Para comprender la utilidad de los siguientes consejos, debe reconocerse que el hospital, como todas las estructuras de poder, tiene una forma piramidal donde el jefe se encuentra en la cima del triángulo y los pacientes en su base, puesto que son la base y, sin ellos, el sistema hospitalario no existe. Así, debe procurare mantenerlos en vida, pero enfermos el más largo tiempo posible. Los enfermos ideales no son quienes sufren graves enfermedades, sobre todo cuando ya no hay remedio. Lo mejor es deshacerse de éstos lo más pronto posible. En cuanto a los pacientes ideales, es decir, todos aquellos que no sufren males graves, es fructífero meterles en el cráneo que la alteración de su salud puede tener consecuencias funestas si no se toman las medidas necesarias e inmediatas
, puesto que se ha tenido la magnífica suerte de percatarse del mal justo a tiempo.
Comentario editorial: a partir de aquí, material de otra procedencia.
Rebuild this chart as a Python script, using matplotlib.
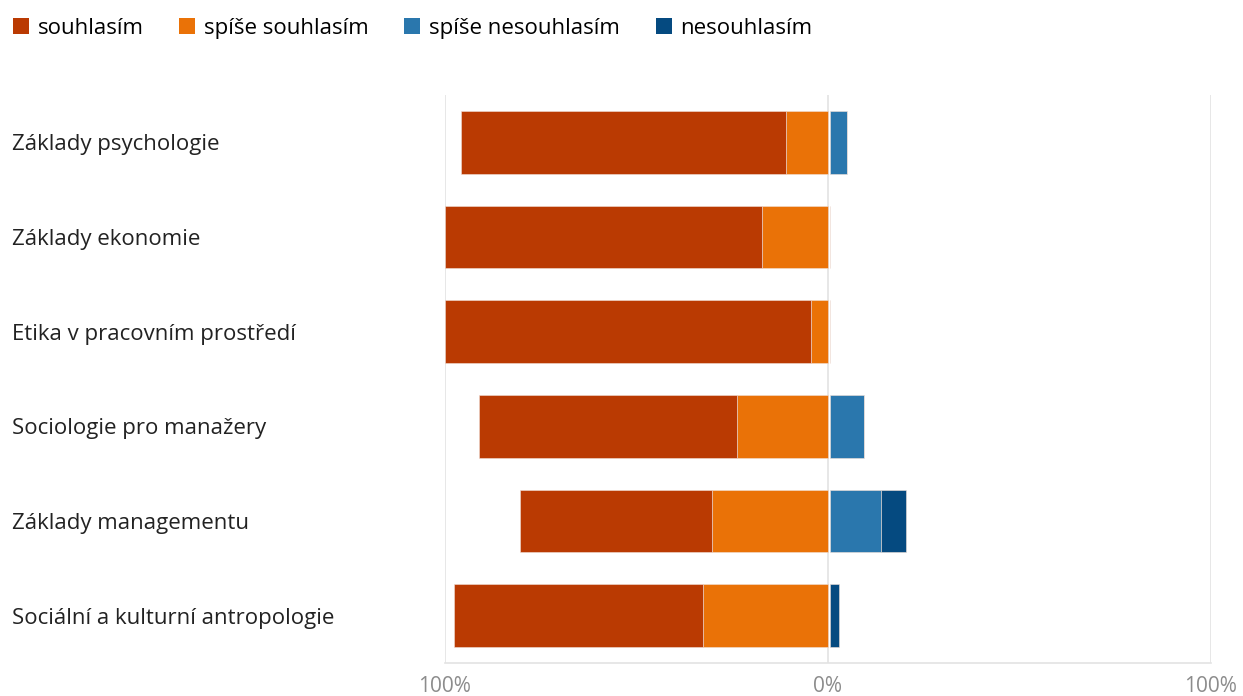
import numpy as np
import matplotlib.pyplot as plt
from matplotlib.patches import Patch
from matplotlib.transforms import blended_transform_factory

plt.rcParams['font.family'] = ['Open Sans', 'DejaVu Sans']

# Data (percent of respondents)
predmety = ['Základy psychologie', 'Základy ekonomie', 'Etika v pracovním prostředí',
            'Sociologie pro manažery', 'Základy managementu',
            'Sociální a kulturní antropologie']
souhlasim = [84.7, 82.8, 95.6, 67.4, 50.0, 65.1]
spise_souhlasim = [11.0, 17.2, 4.4, 23.8, 30.3, 32.6]
spise_nesouhlasim = [4.4, 0.0, 0.0, 8.9, 13.3, 0.0]
nesouhlasim = [0.0, 0.0, 0.0, 0.0, 6.5, 2.3]

kategorie = ['souhlasím', 'spíše souhlasím', 'spíše nesouhlasím', 'nesouhlasím']
barvy = ['#BA3A02', '#EA7207', '#2A77AD', '#054A80']

fig = plt.figure(figsize=(12.43, 6.96), dpi=100)
ax = fig.add_axes([445 / 1243, 33 / 696, 766 / 1243, 568 / 696])

y = np.arange(len(predmety))
s = np.array(souhlasim)
ss = np.array(spise_souhlasim)
sn = np.array(spise_nesouhlasim)
n = np.array(nesouhlasim)

h = 0.66
kw = dict(height=h, edgecolor='#F0E0D8', linewidth=0.4, zorder=3)
# agreement to the left of zero, disagreement to the right
ax.barh(y, -ss, left=0, color=barvy[1], **kw)
ax.barh(y, -s, left=-ss, color=barvy[0], **kw)
ax.barh(y, sn, left=0.5, color=barvy[2], **kw)
ax.barh(y, n, left=0.5 + sn, color=barvy[3], **kw)

ax.set_xlim(-100, 100)
ax.set_ylim(len(predmety) - 0.5, -0.5)
ax.set_xticks([-100, 0, 100])
ax.set_xticklabels(['100%', '0%', '100%'], fontsize=15, color='#8C8C8C')
ax.set_yticks([])
ax.tick_params(axis='x', length=0, pad=9)
ax.grid(axis='x', color='#E3E3E3', linewidth=1.2, zorder=0)
for side in ['top', 'left', 'right']:
    ax.spines[side].set_visible(False)
ax.spines['bottom'].set_color('#E3E3E3')
ax.spines['bottom'].set_linewidth(1.2)

# category labels, left aligned at the figure edge
tr = blended_transform_factory(fig.transFigure, ax.transData)
for i, p in enumerate(predmety):
    ax.text(12 / 1243, i, p, transform=tr, ha='left', va='center_baseline',
            fontsize=16, color='#222222')

handles = [Patch(facecolor=c, edgecolor='none') for c in barvy]
fig.legend(handles, kategorie, loc='upper left', bbox_to_anchor=(-0.006, 1.003),
           ncol=4, frameon=False, fontsize=16, handlelength=0.72,
           handleheight=0.72, handletextpad=0.4, columnspacing=1.6)

plt.savefig('out.png', dpi=100)
plt.close()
Debe también tenerse en cuenta que, para mantener el buen funcionamiento de la estructura piramidal del poder, es imprescindible hacer reinar el secreto. Ninguna información, como no sea una orden a sus inferiores, debe descender de la cima, es decir, del director general del hospital, gran manitú, el único que posee y monopoliza los datos necesarios para tomar una decisión. El resto del personal, desde los doctores jefes de sección, especialistas, simples médicos, internos, enfermeros, asistentes, trabajadores del aseo y demás, debe limitarse a ejecutar las órdenes, sin hacer interpretaciones ni plantearse cuestión alguna. En lo que toca al paciente, debe evitársele cualquier información sobre su estado de salud, manteniendo siempre el misterio que permite disponer con toda libertad tratamientos y medicinas, experimentar nuevos métodos, recurrir a viejos remedios, en fin, hacer uso de la imaginación.
Bien asentados estos principios, el paso a la práctica es casi una cuestión de instinto. Es el propio paciente quien inspira los procedimientos con los cuales será tratado. De ahí la importancia de las primeras observaciones que ofrece el inminente hospitalizado. El individuo o la individua puede haber llegado al hospital con la idea de una consulta externa, idea que debe de inmediato borrársele de la cabeza así sea con la amenaza de que su vida está en juego. Por ningún motivo se debe dejar escapar un prometedor cliente. Una vez asegurado su internamiento, el personal médico puede frotarse las manos y proceder a todo tipo de métodos.
El paciente da la pauta. Por ejemplo, para un tipo que llega quejándose de no haber dormido desde hace días y caerse de sueño, el tratamiento médico es evidente: análisis inmediatos para asegurarse que el insomnio no ha generado otros trastornos. El abanico de posibilidades autoriza examen de la vista, electrocardiograma, tomas de sangre, radiografías, escáneres, en suma, todo un repertorio de medidas que obligan al pobre insomne a mantenerse de pie cayéndose de sueño. Una mujer que se arrastra al dirigirse a la recepción del hospital, sofocada por la dificultad para respirar, es conectada a tubos de oxígeno que la mantienen inmóvil, incapaz de evadirse del establecimiento de salud. Pueden comenzarse, entonces, todo tipo de análisis, desde toma de pulso hasta escáner de pulmones: la sensación de asfixia aumenta pero el oxígeno no falta… ni la esperanza. Gracias a los progresos de la tecnología, sofisticados aparatos se acumulan sin gran uso en los hospitales en espera y para beneficio del paciente ideal: el durable. El que se mantiene vivo y enfermo.